Stated goal
Extract everything from the first line through the line with "from matplotlib.lines import Line2D", both ends included, except for any pictures.

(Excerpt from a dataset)
>> BEGIN
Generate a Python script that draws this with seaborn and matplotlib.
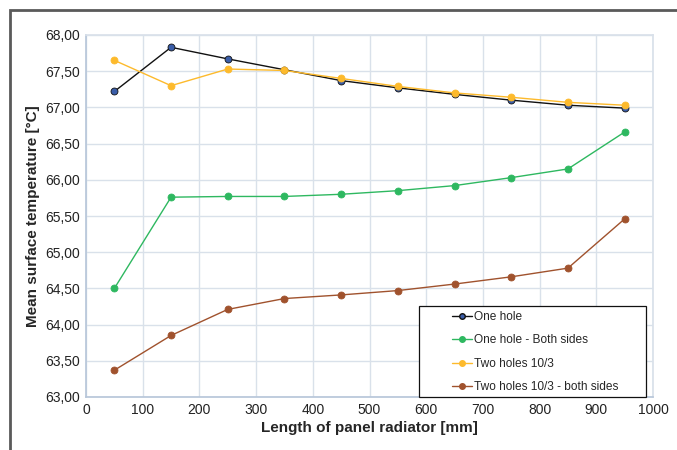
import matplotlib
matplotlib.use("Agg")
import matplotlib.pyplot as plt
import seaborn as sns
import pandas as pd
from matplotlib.patches import Rectangle
from matplotlib.ticker import FuncFormatter
from matplotlib.lines import Line2D

length = [50, 150, 250, 350, 450, 550, 650, 750, 850, 950]
one_hole = [67.22, 67.83, 67.67, 67.52, 67.37, 67.27, 67.18, 67.10, 67.03, 66.99]
one_hole_both = [64.50, 65.76, 65.77, 65.77, 65.80, 65.85, 65.92, 66.03, 66.15, 66.66]
two_holes = [67.65, 67.30, 67.53, 67.51, 67.40, 67.29, 67.20, 67.14, 67.07, 67.03]
two_holes_both = [63.37, 63.85, 64.21, 64.36, 64.41, 64.47, 64.56, 64.66, 64.78, 65.46]

names = ["One hole", "One hole - Both sides", "Two holes 10/3", "Two holes 10/3 - both sides"]
series = [one_hole, one_hole_both, two_holes, two_holes_both]
line_colors = ["#111111", "#2EB860", "#FDBA2C", "#A0522D"]
face_colors = ["#3A5DA8", "#2EB860", "#FDBA2C", "#A0522D"]

rows = []
for n, s in zip(names, series):
    for x, y in zip(length, s):
        rows.append({"Length": x, "Temp": y, "Series": n})
df = pd.DataFrame(rows)

sns.set_theme(style="white")
plt.rcParams['font.family'] = ['Liberation Sans', 'DejaVu Sans']

fig = plt.figure(figsize=(6.77, 4.5), dpi=100)
ax = fig.add_axes([86/677, 1-397/450, (653-86)/677, (397-35)/450])

sns.lineplot(data=df, x="Length", y="Temp", hue="Series", hue_order=names,
             palette=dict(zip(names, line_colors)), marker="o", markersize=5,
             linewidth=1.0, ax=ax, legend=False)
for line, fc, lc in zip(ax.get_lines(), face_colors, line_colors):
    line.set_markerfacecolor(fc)
    line.set_markeredgecolor(lc)
    line.set_markeredgewidth(0.6)

ax.set_xlim(0, 1000)
ax.set_ylim(63, 68)
ax.set_xticks(range(0, 1001, 100))
ax.set_yticks([63 + 0.5 * i for i in range(11)])
ax.yaxis.set_major_formatter(FuncFormatter(lambda v, p: f"{v:.2f}".replace(".", ",")))
ax.grid(True, color="#D9E1EA", linewidth=1.0)
for sp in ax.spines.values():
    sp.set_color("#D9E1EA")
ax.spines['left'].set_color("#B8C7DA")
ax.spines['bottom'].set_color("#B8C7DA")
ax.tick_params(axis='both', labelsize=10, length=0, pad=4, colors="#222222")
ax.set_xlabel("Length of panel radiator [mm]", fontsize=11, fontweight="bold", labelpad=3)
ax.set_ylabel("Mean surface temperature [°C]", fontsize=11, fontweight="bold", labelpad=4)

# legend frame
x0 = (419 - 86) / 567
x1 = (646 - 86) / 567
y1 = (397 - 306) / 362
frame = Rectangle((x0, 0), x1 - x0, y1, transform=ax.transAxes, facecolor="white",
                  edgecolor="#111111", linewidth=0.9, zorder=5, clip_on=False)
ax.add_patch(frame)

handles = [Line2D([0], [0], color=lc, marker="o", markersize=4, markerfacecolor=fc,
                  markeredgecolor=lc, linewidth=1.0) for lc, fc in zip(line_colors, face_colors)]
leg = ax.legend(handles, names, loc="upper left",
                bbox_to_anchor=((452 - 86) / 567, (397 - 311) / 362),
                frameon=False, fontsize=8.6, handlelength=1.7,
                handletextpad=0.15, borderpad=0.0, labelspacing=0.95,
                borderaxespad=0.0)
leg.set_zorder(6)

fig.patches.append(Rectangle((10/677, -0.05), 1.1, 1 - 10/450 + 0.05, transform=fig.transFigure,
                             fill=False, edgecolor="#5A5A5A", linewidth=2.0))

fig.savefig("out.png", dpi=100)
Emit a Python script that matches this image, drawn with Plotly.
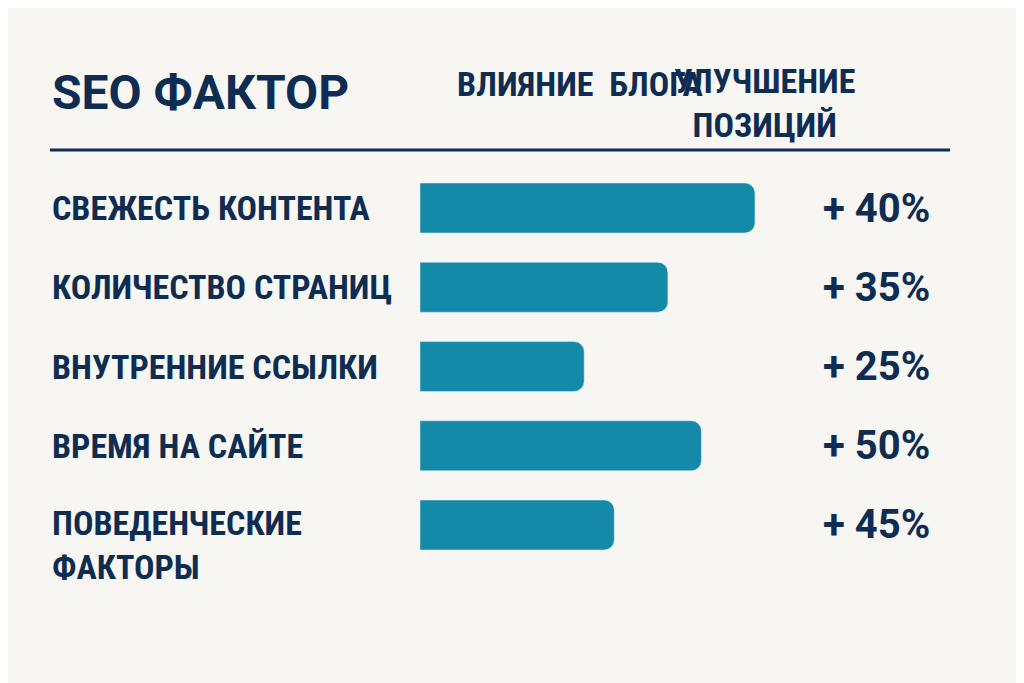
import plotly.graph_objects as go

factors = ["СВЕЖЕСТЬ КОНТЕНТА", "КОЛИЧЕСТВО СТРАНИЦ", "ВНУТРЕННИЕ ССЫЛКИ", "ВРЕМЯ НА САЙТЕ", "ПОВЕДЕНЧЕСКИЕ<br>ФАКТОРЫ"]
influence = [100, 74, 49, 84, 58]
improvement = ["+ 40%", "+ 35%", "+ 25%", "+ 50%", "+ 45%"]

navy = "#0f2d52"
bar = "#1589a8"
bg = "#f7f6f2"
font_l = "Liberation Sans Narrow, Roboto Condensed, Roboto, sans-serif"

W, H, OFF = 1024, 683, 8
px = lambda x: (x - OFF) / W
py = lambda y: 1 - (y - OFF) / H

idx = list(range(len(factors)))
fig = go.Figure(go.Bar(
    x=influence, y=idx, orientation="h", width=0.63,
    marker=dict(color=bar, cornerradius=10), hoverinfo="skip"))

anns = []
for i, f in enumerate(factors):
    yy = i + (0.25 if "<br>" in f else 0)
    anns.append(dict(x=px(50), xref="paper", y=yy, yref="y", text=f"<b>{f}</b>",
                     showarrow=False, xanchor="left", yanchor="middle", align="left",
                     font=dict(family=font_l, size=34, color=navy)))
    anns.append(dict(x=px(932), xref="paper", y=i, yref="y", text=f"<b>{improvement[i]}</b>",
                     showarrow=False, xanchor="right", yanchor="middle",
                     font=dict(family="Roboto, sans-serif", size=40, color=navy)))
anns += [
    dict(x=px(50), y=py(92), xref="paper", yref="paper", text="<b>SEO ФАКТОР</b>",
         showarrow=False, xanchor="left", yanchor="middle",
         font=dict(family="Roboto, sans-serif", size=48, color=navy)),
    dict(x=px(580), y=py(84), xref="paper", yref="paper", text="<b>ВЛИЯНИЕ  БЛОГА</b>",
         showarrow=False, yanchor="middle", font=dict(family=font_l, size=34, color=navy)),
    dict(x=px(857), y=py(103), xref="paper", yref="paper", text="<b>УЛУЧШЕНИЕ<br>ПОЗИЦИЙ</b>",
         showarrow=False, yanchor="middle", font=dict(family=font_l, size=34, color=navy)),
]

fig.update_layout(
    width=W, height=H, margin=dict(l=0, r=0, t=0, b=0),
    paper_bgcolor=bg, plot_bgcolor=bg, showlegend=False,
    xaxis=dict(range=[-123.0, 182.7], visible=False, fixedrange=True),
    yaxis=dict(range=[6.095, -2.524], visible=False, fixedrange=True),
    annotations=anns,
    shapes=[dict(type="line", xref="paper", yref="paper", x0=px(50), x1=px(950),
                 y0=py(150), y1=py(150), line=dict(color=navy, width=3))],
)
fig.write_html("out.html")
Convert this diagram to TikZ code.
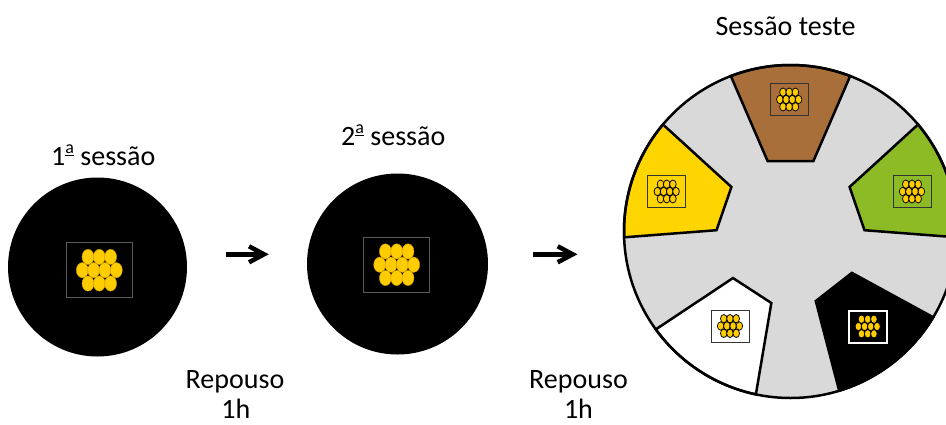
\documentclass[tikz,border=0pt]{standalone}
\usepackage{fontspec}
\setmainfont{Carlito}
\usetikzlibrary{calc}

\definecolor{eggyellow}{HTML}{FFCC00}
\definecolor{eggedge}{HTML}{C79A00}
\definecolor{arenagray}{HTML}{D9D9D9}
\definecolor{soilbrown}{HTML}{A86F3B}
\definecolor{leafgreen}{HTML}{8DBB25}
\definecolor{sunyellow}{HTML}{FFD500}
\definecolor{traygray}{HTML}{5A5A5A}

% underlined feminine ordinal, as set by the sans-serif office font
\newcommand\ordsup{\setbox0\hbox{\fontsize{18}{18}\selectfont a}%
  \raisebox{12pt}{\copy0}\kern-\wd0\rule[9.3pt]{\wd0}{1.4pt}}

\tikzset{
  label/.style={font=\fontsize{28}{30}\selectfont, anchor=base, inner sep=0pt},
  dish/.style={fill=black, draw=none},
  bigtray/.style={draw=traygray, line width=1pt, minimum width=66pt, minimum height=55pt, inner sep=0pt},
  smalltray/.style={draw=black!80, line width=1pt, minimum width=38pt, minimum height=32pt, inner sep=0pt},
  darktray/.style={draw=white, line width=2pt, fill=black, minimum width=38pt, minimum height=32pt, inner sep=0pt},
  bigegg/.style={fill=eggyellow, draw=eggedge, line width=0.4pt},
  smallegg/.style={fill=eggyellow, draw=black, line width=0.75pt},
  sector/.style={draw=black, line width=2.5pt, line join=miter},
  arrowline/.style={line width=4.5pt, line join=miter},
  pics/eggcluster/.style={code={
    \foreach \ex/\ey in {-11.3/13.3,0/13.3,11.3/13.3,-17/0,-5.65/0,5.65/0,17/0,-11.3/-13.3,0/-13.3,11.3/-13.3}
      \path[#1] (\ex,\ey) ellipse [x radius=6, y radius=7.6];
  }},
}

\begin{document}
\begin{tikzpicture}[x=1pt, y=1pt]
\useasboundingbox (0,0) rectangle (946,-424);

% ---- first session arena ----
\node[label] (title1) at (103.3,-165.7) {1\ordsup\ sessão};
\fill[dish] (97.5,-267) circle [radius=89.5];
\node[bigtray] (tray1) at (99.3,-270.2) {};
\pic at (tray1) {eggcluster=bigegg};

% ---- second session arena ----
\node[label] (title2) at (393.3,-145.7) {2\ordsup\ sessão};
\fill[dish] (397.5,-264) circle [radius=90.5];
\node[bigtray] (tray2) at (396.7,-264.7) {};
\pic at (tray2) {eggcluster=bigegg};

% ---- rest intervals ----
\node[label] (rest1) at (235,-388.3) {Repouso};
\node[label] (rest1h) at (235.8,-418.8) {1h};
\node[label] (rest2) at (578.5,-388.3) {Repouso};
\node[label] (rest2h) at (578.5,-418.8) {1h};

% ---- arrows between sessions ----
\coordinate (a1s) at (226,-254.3);
\coordinate (a1e) at (264,-254.3);
\coordinate (a2s) at (533.3,-254.3);
\coordinate (a2e) at (572.7,-254.3);
\foreach \s/\e in {a1s/a1e, a2s/a2e}{
  \draw[arrowline] (\s) -- (\e);
  \draw[arrowline] ($(\e)+(-15,8)$) -- (\e) -- ($(\e)+(-15,-8)$);
}

% ---- test session: choice arena ----
\node[label] (title3) at (785.5,-35) {Sessão teste};
\coordinate (arena) at (790.5,-231.5);
\begin{scope}[shift={(arena)}]
  \fill[arenagray] (0,0) circle [radius=166.5];
  \filldraw[sector, fill=soilbrown] (72:74) -- (69:166.5) arc [start angle=69, end angle=111, radius=166.5] -- (108:74) -- cycle;
  \filldraw[sector, fill=sunyellow] (143:74) -- (140:166.5) arc [start angle=140, end angle=182, radius=166.5] -- (179:74) -- cycle;
  \filldraw[sector, fill=leafgreen] (1:74) -- (-2:166.5) arc [start angle=-2, end angle=40, radius=166.5] -- (37:74) -- cycle;
  \filldraw[sector, fill=white] (219:74) -- (216:166.5) arc [start angle=216, end angle=258, radius=166.5] -- (255:74) -- cycle;
  \filldraw[sector, fill=black] (290:74) -- (287:166.5) arc [start angle=287, end angle=329, radius=166.5] -- (326:74) -- cycle;
  \draw[line width=2.5pt] (0,0) circle [radius=166.5];
\end{scope}

% trays inside the choice arena
\node[smalltray] (trayB) at (789.2,-99.5) {};
\node[smalltray] (trayY) at (666.7,-191.5) {};
\node[smalltray] (trayG) at (912,-191.5) {};
\node[smalltray] (trayW) at (730,-326) {};
\node[darktray]  (trayK) at (867.7,-326.5) {};
\foreach \t in {trayB, trayY, trayG, trayW, trayK}
  \pic[scale=0.55] at (\t) {eggcluster=smallegg};
\end{tikzpicture}
\end{document}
>> END
Response
Generate a Python script that draws this with seaborn and matplotlib.
import matplotlib
matplotlib.use("Agg")
import matplotlib.pyplot as plt
import seaborn as sns
import pandas as pd
from matplotlib.patches import Rectangle
from matplotlib.ticker import FuncFormatter
from matplotlib.lines import Line2D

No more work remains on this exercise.